Luckily we decided to go rational with her rather than yell at her, as it’s just not worth it to punish kids into submission. The quote I was actually thinking of after this incident happened says a lot:
“Therefore you will find some of your worst cases, in Child Dianetics, those children whose self-determinism has initially been undermined because by lack of skill and parental intolerance they have at the age of two or three broken things or cried a little loudly, and been punished. The child goes into revolt, the Gestapo up there at the top doesn’t like to be revolted against.
“This is actually a totalitarian regime. There’s no court, there’s no justice for a child. He has no recourse to law. He goes against totalitarianism and he gets slapped flat. So he revolts again and he gets slapped flat. And he revolts again and he gets slapped flatter. By the time this is kept up–this Tone Scale I was drawing on the board last night–he finally gets broken down.
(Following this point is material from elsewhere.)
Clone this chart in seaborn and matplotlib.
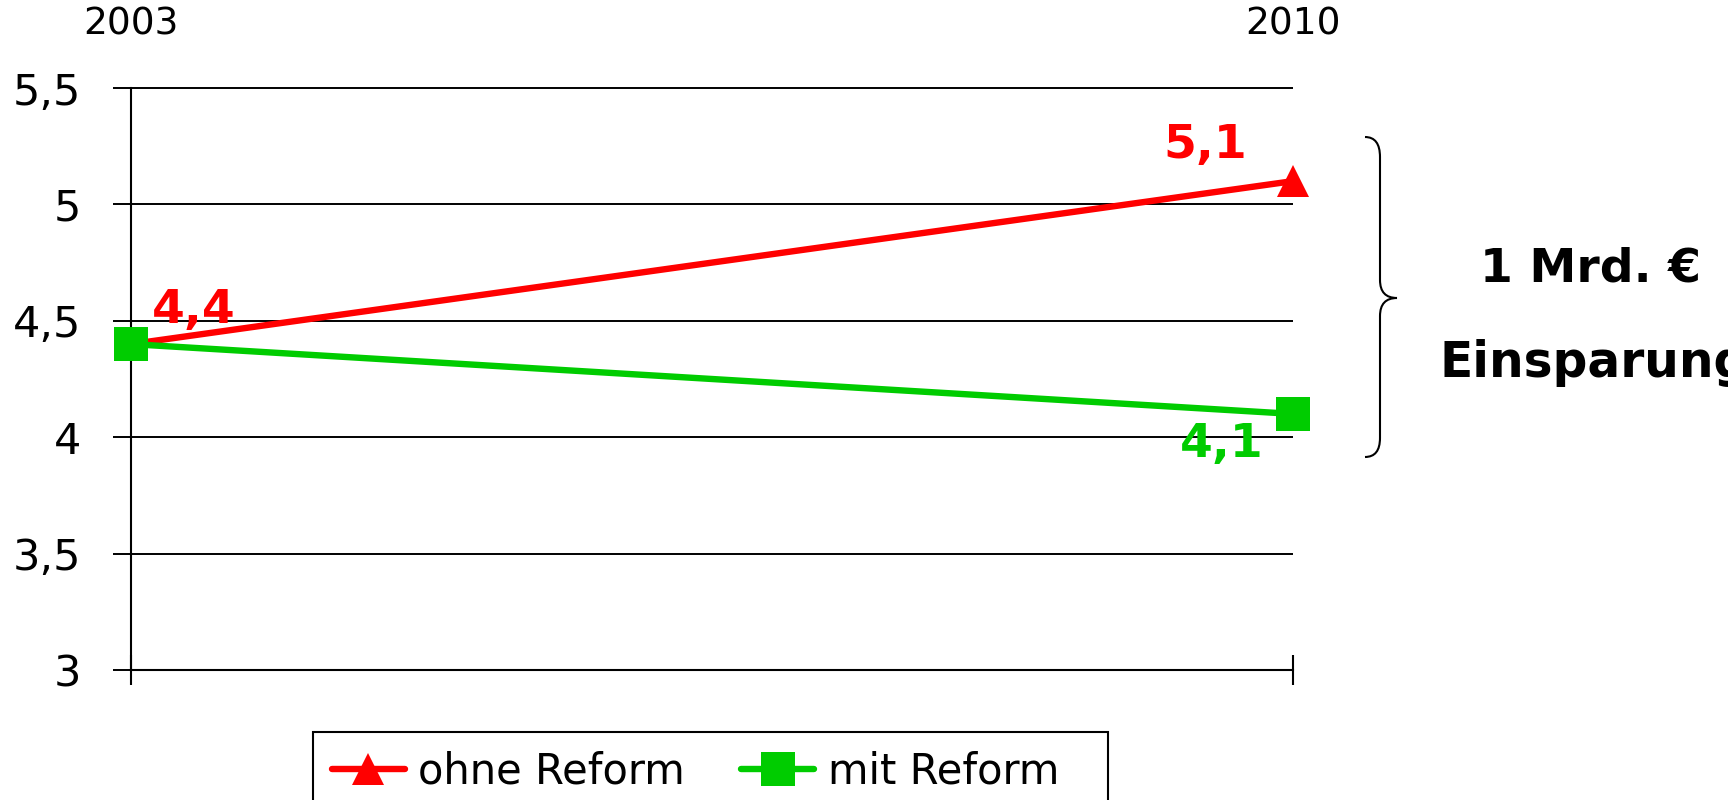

“Well, when he’s sufficiently broken down so he’s about the most dangerous character you could look at, down inside, why, then they say he has now been given social graces.”
L. RON HUBBARD
from lecture Processing Children in Research & Discovery Volume 3
15 July 1950
We really would much rather our daughter continue to have a genuine love for her brother, and not do bad things because she understands why they’re bad. Oh-so-much better than her not doing things because she knows she’ll get smacked.
Day 123 | Mackenzie making sure DJ stays hydrated, originally uploaded by tadnkat.
Tad, that’s a scary but awesome story. Good parents to the rescue!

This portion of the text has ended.